— start SOURCE DATA —
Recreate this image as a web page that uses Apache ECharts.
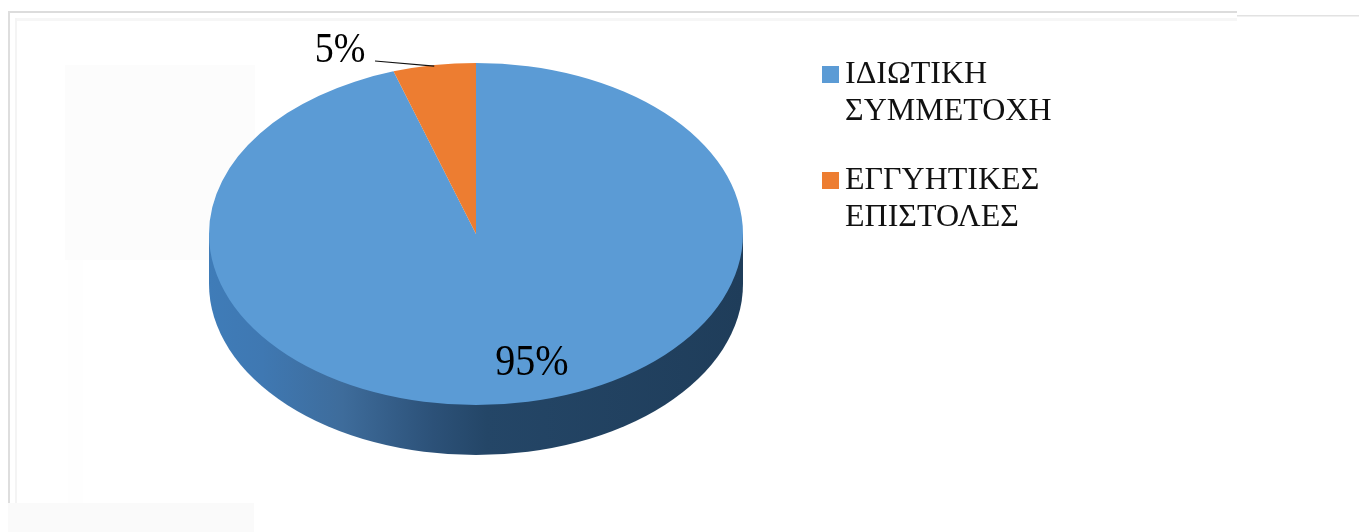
<!DOCTYPE html>
<html><head><meta charset="utf-8">
<style>html,body{margin:0;padding:0;background:#fff}#c{width:1361px;height:532px}</style>
<script src="https://cdn.jsdelivr.net/npm/echarts@6/dist/echarts.min.js"></script>
</head><body><div id="c"></div>
<script>
const categories = ['ΙΔΙΩΤΙΚΗ\nΣΥΜΜΕΤΟΧΗ', 'ΕΓΓΥΗΤΙΚΕΣ\nΕΠΙΣΤΟΛΕΣ'];
const values = [95, 5];
const colors = ['#5b9bd5', '#ed7d31'];
const serif = '"Liberation Serif", serif';
const total = values.reduce((a, b) => a + b, 0);
const cx = 476, cy = 234, rx = 267, ry = 171, depth = 50;

function angleOf(i) {
  let before = 0;
  for (let k = 0; k < i; k++) before += values[k];
  const start = -Math.PI / 2 + before / total * Math.PI * 2;
  return { start, end: start + values[i] / total * Math.PI * 2 };
}
function rim() {
  return {
    type: 'path', z2: 1,
    shape: {
      pathData: `M${cx - rx} ${cy}L${cx - rx} ${cy + depth}A${rx} ${ry} 0 0 0 ${cx + rx} ${cy + depth}L${cx + rx} ${cy}Z`,
      layout: 'cover', x: cx - rx, y: cy, width: 2 * rx, height: ry + depth
    },
    style: { fill: { type: 'linear', x: 0, y: 0, x2: 1, y2: 0, colorStops: [
      { offset: 0, color: '#3f7cb8' }, { offset: 0.1, color: '#3f78b2' }, { offset: 0.25, color: '#3e6c9b' },
      { offset: 0.42, color: '#2c5178' }, { offset: 0.52, color: '#244667' }, { offset: 1, color: '#1f3d5a' }
    ] } }
  };
}
function renderSlice(i) {
  return function (params, api) {
    const a = angleOf(i), children = [];
    if (i === 0) children.push(rim());
    children.push({
      type: 'sector', z2: 2, x: cx, y: cy, scaleY: ry / rx,
      shape: { cx: 0, cy: 0, r0: 0, r: rx, startAngle: a.start, endAngle: a.end, clockwise: true },
      style: { fill: colors[i] }
    });
    const text = api.value(0) + '%';
    if (i === 0) {
      children.push({ type: 'text', z2: 5, x: 532, y: 363, scaleY: 1.1,
        style: { text, font: '40px ' + serif, fill: '#000', align: 'center', verticalAlign: 'middle' } });
    } else {
      const mid = (a.start + a.end) / 2;
      children.push({ type: 'text', z2: 5, x: 340, y: 51.5, scaleY: 1.1,
        style: { text, font: '38px ' + serif, fill: '#000', align: 'center', verticalAlign: 'middle' } });
      children.push({ type: 'line', z2: 5,
        shape: { x1: 375, y1: 61, x2: cx + rx * Math.cos(mid), y2: cy + ry * Math.sin(mid) + 1 },
        style: { stroke: '#111', lineWidth: 1.2 } });
    }
    return { type: 'group', children };
  };
}
function band(x, y, w, h, fill) {
  return { type: 'rect', silent: true, z: -10, shape: { x, y, width: w, height: h }, style: { fill } };
}
const legendBase = {
  orient: 'vertical', left: 822, padding: 0, itemWidth: 17, itemHeight: 17, icon: 'rect', itemGap: 0,
  selectedMode: false, formatter: n => ' \n' + n,
  textStyle: { fontFamily: serif, fontSize: 32, lineHeight: 37, color: '#111', padding: [0, 0, 0, 1] }
};
const chart = echarts.init(document.getElementById('c'), null, { renderer: 'canvas' });
chart.setOption({
  animation: false,
  backgroundColor: '#ffffff',
  tooltip: { show: false },
  graphic: { elements: [
    band(65, 65, 190, 195, '#fcfcfc'),
    band(68, 260, 15, 243, '#fefefe'),
    band(8, 503, 246, 29, '#fafafa'),
    band(16, 18, 1221, 3, '#f6f6f6'),
    band(9, 11, 1228, 2, '#dcdcdc'),
    band(1237, 15, 122, 1.5, '#e2e2e2'),
    band(8, 11, 2, 492, '#dedede'),
    band(15, 18, 2, 485, '#f4f4f4')
  ] },
  legend: [
    Object.assign({}, legendBase, { top: 19, data: [categories[0]] }),
    Object.assign({}, legendBase, { top: 125, data: [categories[1]] })
  ],
  series: categories.map((name, i) => ({
    type: 'custom', name, coordinateSystem: 'none', silent: true,
    itemStyle: { color: colors[i] },
    data: [values[i]],
    renderItem: renderSlice(i)
  }))
});
</script></body></html>
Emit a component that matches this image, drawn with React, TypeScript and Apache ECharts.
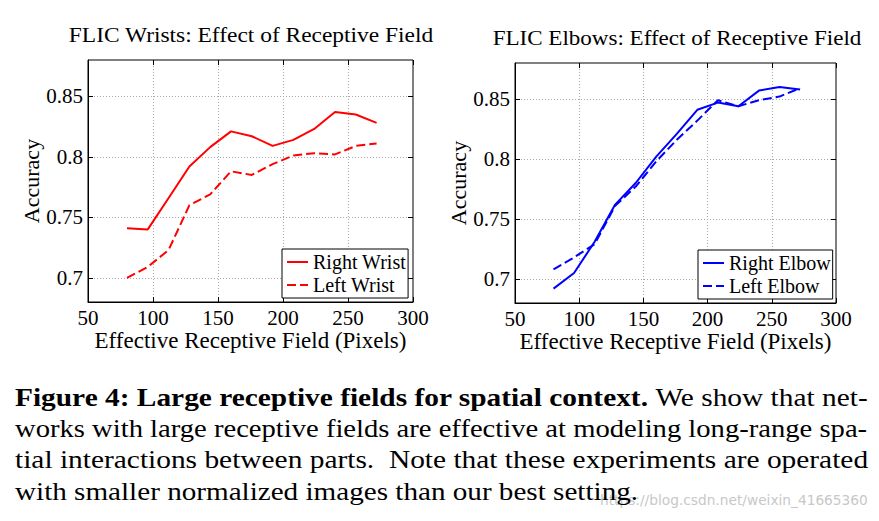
import React, { useEffect, useRef } from 'react';
import * as echarts from 'echarts';

const fieldPixels = [80, 96, 112, 128, 144, 160, 176, 192, 208, 224, 240, 256, 272];
const rightWrist = [0.741, 0.740, 0.766, 0.792, 0.808, 0.821, 0.817, 0.809, 0.814, 0.823, 0.837, 0.835, 0.828];
const leftWrist = [0.700, 0.709, 0.723, 0.760, 0.769, 0.788, 0.785, 0.794, 0.801, 0.803, 0.802, 0.809, 0.811];
const rightElbow = [0.692, 0.705, 0.731, 0.762, 0.780, 0.802, 0.821, 0.841, 0.847, 0.844, 0.857, 0.860, 0.858];
const leftElbow = [0.708, 0.718, 0.729, 0.761, 0.777, 0.798, 0.816, 0.832, 0.849, 0.844, 0.849, 0.852, 0.859];
const yTickValues = [0.7, 0.75, 0.8, 0.85];

const titles = ['FLIC Wrists: Effect of Receptive Field', 'FLIC Elbows: Effect of Receptive Field'];
const xAxisTitle = 'Effective Receptive Field (Pixels)';
const yAxisTitle = 'Accuracy';
const captionBold = 'Figure 4: Large receptive fields for spatial context.';
const captionLines = [
  ' We show that net-',
  'works with large receptive fields are effective at modeling long-range spa-',
  'tial interactions between parts.  Note that these experiments are operated',
  'with smaller normalized images than our best setting.',
];
const watermark = 'https://blog.csdn.net/weixin_41665360';

const SERIF = "'Liberation Serif', 'Times New Roman', Times, 'Nimbus Roman', serif";

export default function App() {
  const ref = useRef<HTMLDivElement>(null);
  useEffect(() => {
    const chart = echarts.init(ref.current!, null, { renderer: 'svg' });
    const cv = document.createElement('canvas');
    const ctx = cv.getContext('2d')!;
    const measure = (t: string, size: number, weight = 'normal', family = SERIF) => {
      ctx.font = `${weight} ${size}px ${family}`;
      return ctx.measureText(t).width;
    };

    const grids = [
      { left: 88, top: 60, width: 325, height: 242 },
      { left: 515, top: 63, width: 321, height: 240 },
    ];

    const xAxes: any[] = [];
    const yAxes: any[] = [];
    grids.forEach((_, gi) => {
      ['bottom', 'top'].forEach((pos) => {
        const main = pos === 'bottom';
        xAxes.push({
          type: 'value', gridIndex: gi, position: pos, min: 50, max: 300, interval: 50,
          axisLine: { show: main, onZero: false, lineStyle: { color: '#000', width: 1 } },
          axisTick: { show: true, inside: true, length: 5, lineStyle: { color: '#000' } },
          axisLabel: main
            ? { show: true, margin: 5, color: '#000', fontFamily: SERIF, fontSize: 21 }
            : { show: false },
          splitLine: main
            ? { show: true, showMinLine: false, showMaxLine: false, lineStyle: { color: '#a8a8a8', type: [1, 2], width: 1 } }
            : { show: false },
          name: main ? xAxisTitle : '',
          nameLocation: 'middle', nameGap: 14,
          nameTextStyle: { color: '#000', fontFamily: SERIF, fontSize: 23 },
        });
      });
      ['left', 'right'].forEach((pos) => {
        const main = pos === 'left';
        yAxes.push({
          type: 'value', gridIndex: gi, position: pos, min: 0.68, max: 0.88,
          axisLine: { show: main, onZero: false, lineStyle: { color: '#000', width: 1 } },
          axisTick: { show: true, inside: true, length: 5, customValues: yTickValues, lineStyle: { color: '#000' } },
          axisLabel: main
            ? { show: true, margin: 5, customValues: yTickValues, color: '#000', fontFamily: SERIF, fontSize: 21 }
            : { show: false },
          splitLine: main
            ? { show: true, lineStyle: { color: '#a8a8a8', type: [1, 2], width: 1 } }
            : { show: false },
          name: main ? yAxisTitle : '',
          nameLocation: 'middle', nameGap: 44, nameRotate: 90,
          nameTextStyle: { color: '#000', fontFamily: SERIF, fontSize: 22 },
        });
      });
    });

    const mk = (name: string, vals: number[], color: string, dashed: boolean, gi: number) => ({
      type: 'line', name, xAxisIndex: gi * 2, yAxisIndex: gi * 2,
      data: fieldPixels.map((x, i) => [x, vals[i]]),
      symbol: 'none', showSymbol: false,
      lineStyle: { color, width: 2, type: dashed ? [9, 4] : 'solid' },
      itemStyle: { color },
      z: 5,
    });

    const legendBase = {
      orient: 'vertical', itemWidth: 21, itemHeight: 12, itemGap: 3,
      padding: [3, 2, 3, 4], borderColor: '#000', borderWidth: 1, backgroundColor: '#fff',
      textStyle: { color: '#000', fontFamily: SERIF, fontSize: 20, lineHeight: 20 },
      itemStyle: { color: 'rgba(0,0,0,0)', borderWidth: 0, opacity: 0 },
      lineStyle: { width: 2, type: 'inherit' },
      selectedMode: false, z: 10,
    };

    // caption fitting
    const capSize = 26;
    const capTarget = 853;
    const w1 = measure(captionBold, capSize, 'bold') + measure(captionLines[0], capSize);
    const s1 = capTarget / w1;
    const s2 = capTarget / measure(captionLines[1], capSize);
    const s3 = capTarget / measure(captionLines[2], capSize);
    const s4 = (s1 + s2 + s3) / 3;
    const capYs = [397, 428, 459, 491];
    const capX = 15;

    const t0 = 365 / measure(titles[0], 22);
    const t1 = 369 / measure(titles[1], 22);
    const wm = 268 / measure(watermark, 14, 'normal', "'DejaVu Sans', sans-serif");

    const capText = (text: string, y: number, s: number, rich = false) => ({
      type: 'text', x: capX, y, scaleX: s, z: 20,
      style: {
        text, fill: '#000', fontFamily: SERIF, fontSize: capSize,
        textAlign: 'left', align: 'left', textVerticalAlign: 'middle', verticalAlign: 'middle',
        ...(rich ? { rich: { b: { fontWeight: 'bold', fontFamily: SERIF, fontSize: capSize, fill: '#000' } } } : {}),
      },
    });

    chart.setOption({
      animation: false,
      backgroundColor: '#fff',
      grid: grids.map((g) => ({ ...g, show: true, borderColor: '#000', borderWidth: 1, backgroundColor: 'transparent' })),
      xAxis: xAxes,
      yAxis: yAxes,
      legend: [
        { ...legendBase, data: ['Right Wrist', 'Left Wrist'], left: 282, top: 249 },
        { ...legendBase, data: ['Right Elbow', 'Left Elbow'], left: 698, top: 250 },
      ],
      series: [
        mk('Right Wrist', rightWrist, '#ff0000', false, 0),
        mk('Left Wrist', leftWrist, '#ff0000', true, 0),
        mk('Right Elbow', rightElbow, '#0000ff', false, 1),
        mk('Left Elbow', leftElbow, '#0000ff', true, 1),
      ],
      graphic: [
        {
          type: 'text', x: 251, y: 35, scaleX: t0,
          style: { text: titles[0], fill: '#000', fontFamily: SERIF, fontSize: 22, textAlign: 'center', align: 'center', textVerticalAlign: 'middle', verticalAlign: 'middle' },
        },
        {
          type: 'text', x: 677, y: 38, scaleX: t1,
          style: { text: titles[1], fill: '#000', fontFamily: SERIF, fontSize: 22, textAlign: 'center', align: 'center', textVerticalAlign: 'middle', verticalAlign: 'middle' },
        },
        {
          type: 'text', x: 600, y: 500, scaleX: wm, z: 1,
          style: { text: watermark, fill: '#c8c8c8', fontFamily: "'DejaVu Sans', sans-serif", fontSize: 14, textAlign: 'left', align: 'left', textVerticalAlign: 'middle', verticalAlign: 'middle' },
        },
        capText(`{b|${captionBold}}${captionLines[0]}`, capYs[0], s1, true),
        capText(captionLines[1], capYs[1], s2),
        capText(captionLines[2], capYs[2], s3),
        capText(captionLines[3], capYs[3], s4),
      ],
    });
    return () => chart.dispose();
  }, []);
  return <div ref={ref} style={{ position: 'fixed', left: 0, top: 0, width: 879, height: 521, background: '#fff' }} />;
}
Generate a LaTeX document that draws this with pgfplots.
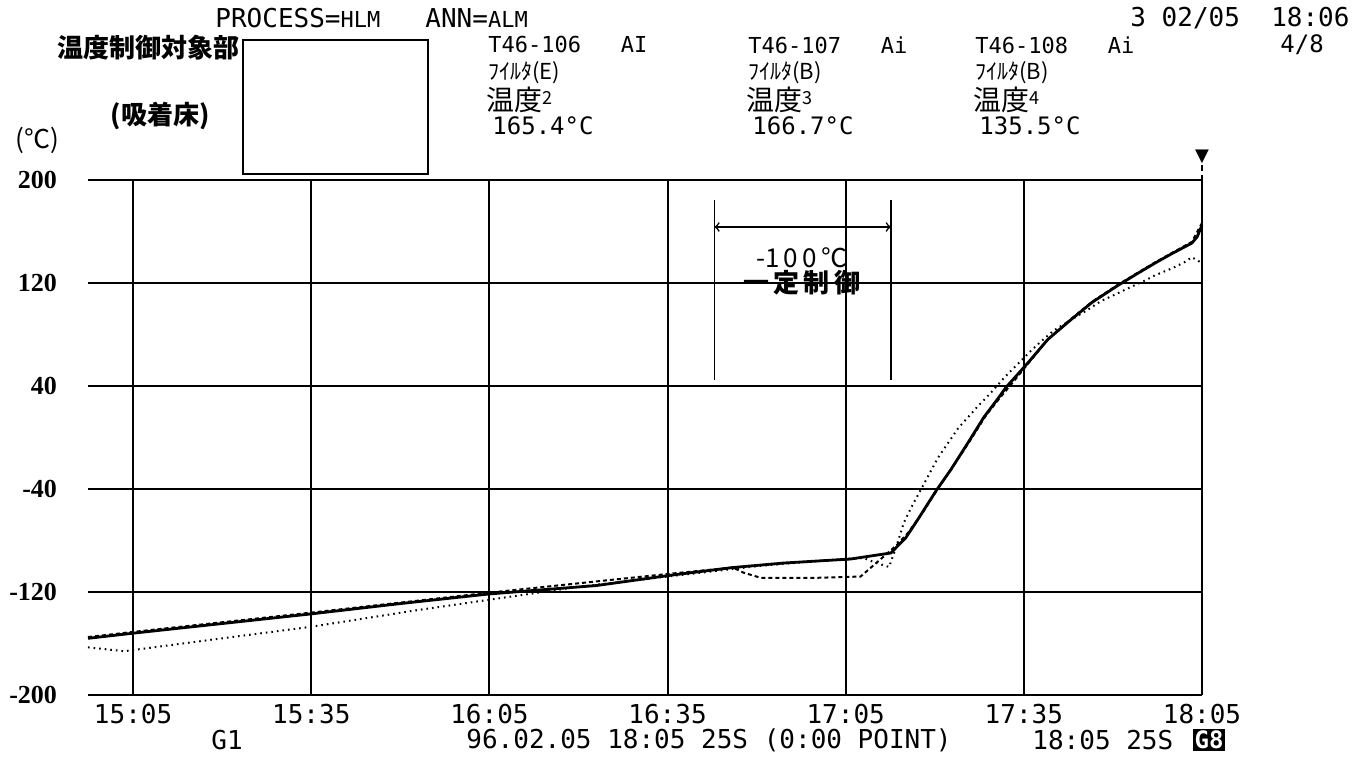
\documentclass[border=0pt]{standalone}
\usepackage{pgfplots}
\pgfplotsset{compat=1.18}
\usepackage{fontspec}
\setmainfont{Liberation Serif}
\newfontfamily\cjk{Noto Sans CJK JP}
\newfontfamily\dm{DejaVu Sans Mono}
\newfontfamily\djv{DejaVu Sans}
\begin{document}
\begin{tikzpicture}
\path[use as bounding box] (0,0) rectangle (684.5pt,384.5pt);
\begin{axis}[at={(44pt,37pt)}, anchor=south west, scale only axis,
  width=557pt, height=257.5pt,
  xmin=-7.6, xmax=180, ymin=-200, ymax=200,
  axis line style={draw=none},
  xtick={0,30,60,90,120,150,180},
  xticklabels={15:05,15:35,16:05,16:35,17:05,17:35,18:05},
  ytick={-200,-120,-40,40,120,200},
  yticklabels={-200,-120,-40,40,120,200},
  major tick length=0pt,
  xmajorgrids, ymajorgrids,
  grid style={black, line width=1pt},
  yticklabel style={font=\fontsize{13}{13}\selectfont\bfseries, xshift=-12pt},
  xticklabel style={font=\dm\fontsize{13}{13}\selectfont, yshift=-1pt},
  clip=false,
]
% temp2 (solid)
\addplot[black, line width=1.4pt] coordinates {
(-7.6,-156) (0,-152) (15,-144.5) (30,-137) (45,-129) (60,-121.5) (78,-115)
(90.5,-107) (101,-101) (109.6,-97.5) (120.8,-94.4) (127.6,-89.7) (130.1,-78)
(132.1,-64) (135.2,-41.5) (137.7,-25) (140.6,-4) (143.3,16) (145.6,30) (147,39)
(150.8,58.6) (154,76) (157.8,91) (161.5,105) (165.8,118) (169,127) (172.1,135.5)
(175,143) (178.3,151) (179.2,156) (180,165)
};
% temp3 (dashed)
\addplot[black, line width=1pt, dash pattern=on 2pt off 1.5pt] coordinates {
(-7.6,-155) (0,-151) (30,-136) (60,-120.5) (90,-106) (101,-101) (102.8,-105)
(105.7,-109) (115,-109) (122.5,-108) (124.5,-100) (126.5,-92) (128.5,-84)
(130.5,-74) (133,-58) (135.5,-40) (138,-23) (141,-2) (143.6,17) (146,31) (148,42)
(151,59) (154,76) (157.8,91.5) (161.5,105.5) (165.8,118.5) (169,127.5) (172.1,136)
(175,143.5) (178.3,152) (180,166.7)
};
% temp4 (dotted)
\addplot[black, line width=1pt, dash pattern=on 0.8pt off 2pt] coordinates {
(-7.6,-163) (-1.5,-166) (10,-159) (30,-147) (48,-134) (60,-126) (75,-116) (90,-108)
(105,-100) (115,-96) (121,-94) (123,-93.6) (124.7,-96.7) (127.3,-100.6) (128.5,-85)
(129.8,-66) (131.3,-52) (132.6,-41) (135.5,-16) (138.9,7) (142.2,24) (144.4,34.5)
(146.8,47) (150.8,65.6) (152.5,73) (155,83) (157.8,91) (160.7,99) (163,106)
(165.2,110.7) (167.6,116) (170,121) (172.1,126) (175,131.5) (177,136) (178.3,140)
(180,135.5)
};
\draw[line width=0.8pt] (axis cs:97.9,44.7) -- (axis cs:97.9,184.5);
\draw[line width=0.8pt] (axis cs:127.6,44.7) -- (axis cs:127.6,184.5);
\draw[<->, line width=0.8pt] (axis cs:97.9,163.5) -- (axis cs:127.6,163.5);
\node[font=\cjk\fontsize{13}{13}\selectfont] at (axis cs:112.6,139.4) {-1\,0\,0\,℃};
\node[font=\cjk\bfseries\fontsize{13}{13}\selectfont] at (axis cs:112.6,120) {一\,定\,制\,御};
\end{axis}
\begin{scope}[x=0.5pt, y=0.5pt]
\node[anchor=west, font=\dm\fontsize{13}{13}\selectfont, inner sep=0pt] at (215,751) {PROCESS={\fontsize{11}{11}\selectfont HLM}};
\node[anchor=west, font=\dm\fontsize{13}{13}\selectfont, inner sep=0pt] at (425,751) {ANN={\fontsize{11}{11}\selectfont ALM}};
\node[anchor=west, font=\dm\fontsize{13}{13}\selectfont, inner sep=0pt] at (1130,751) {3 02/05\ \ 18:06};
\node[anchor=west, font=\dm\fontsize{12}{12}\selectfont, inner sep=0pt] at (1280,724) {4/8};
\draw[line width=1pt] (243,729) rectangle (428,595);
\node[font=\cjk\bfseries\fontsize{13}{13}\selectfont] at (148,721) {温度制御対象部};
\node[font=\cjk\bfseries\fontsize{13}{13}\selectfont] at (160,653) {(吸着床)};
\node[font=\cjk\fontsize{13}{13}\selectfont] at (37,629) {(℃)};
% column blocks
\foreach \xx/\id/\ai/\f/\n/\v in {488/106/AI/E/2/165.4, 748/107/Ai/B/3/166.7, 975/108/Ai/B/4/135.5}{
  \node[anchor=west, font=\dm\fontsize{11}{11}\selectfont, inner sep=0pt] at (\xx,724) {T46-\id\ \ \ \ai};
  \node[anchor=west, font=\cjk\fontsize{11}{11}\selectfont, inner sep=0pt] at (\xx,696) {ﾌｲﾙﾀ(\f)};
  \node[anchor=west, font=\cjk\fontsize{14}{14}\selectfont, inner sep=0pt] at (\xx-2,669) {温度{\fontsize{9}{9}\selectfont\raisebox{3pt}{\n}}};
  \node[anchor=west, font=\dm\fontsize{12}{12}\selectfont, inner sep=0pt] at (\xx+4,643) {\v°C};
}
\node[font=\djv\fontsize{9}{9}\selectfont, inner sep=0pt] at (1202,612) {▼};
\draw[line width=0.8pt, dash pattern=on 3pt off 2pt] (1202,604) -- (1202,589);
% bottom line
\node[font=\dm\fontsize{13}{13}\selectfont, inner sep=0pt] at (227,29) {G1};
\node[anchor=west, font=\dm\fontsize{13}{13}\selectfont, inner sep=0pt] at (466,29) {96.02.05 18:05 25S (0:00 POINT)};
\node[anchor=west, font=\dm\fontsize{13}{13}\selectfont, inner sep=0pt] at (1032,29) {18:05 25S};
\node[fill=black, text=white, font=\dm\bfseries\fontsize{12}{12}\selectfont, inner sep=1pt] at (1209,29) {G8};
\end{scope}
\end{tikzpicture}
\end{document}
— end SOURCE DATA —
▶ PROMPT
Gather every line from the entries above where the word "that" appears, and copy them.

▶ FULL RESPONSE
Recreate this image as a web page that uses Apache ECharts.
Emit a component that matches this image, drawn with React, TypeScript and Apache ECharts.
  ' We show that net-',
  'tial interactions between parts.  Note that these experiments are operated',
Generate a LaTeX document that draws this with pgfplots.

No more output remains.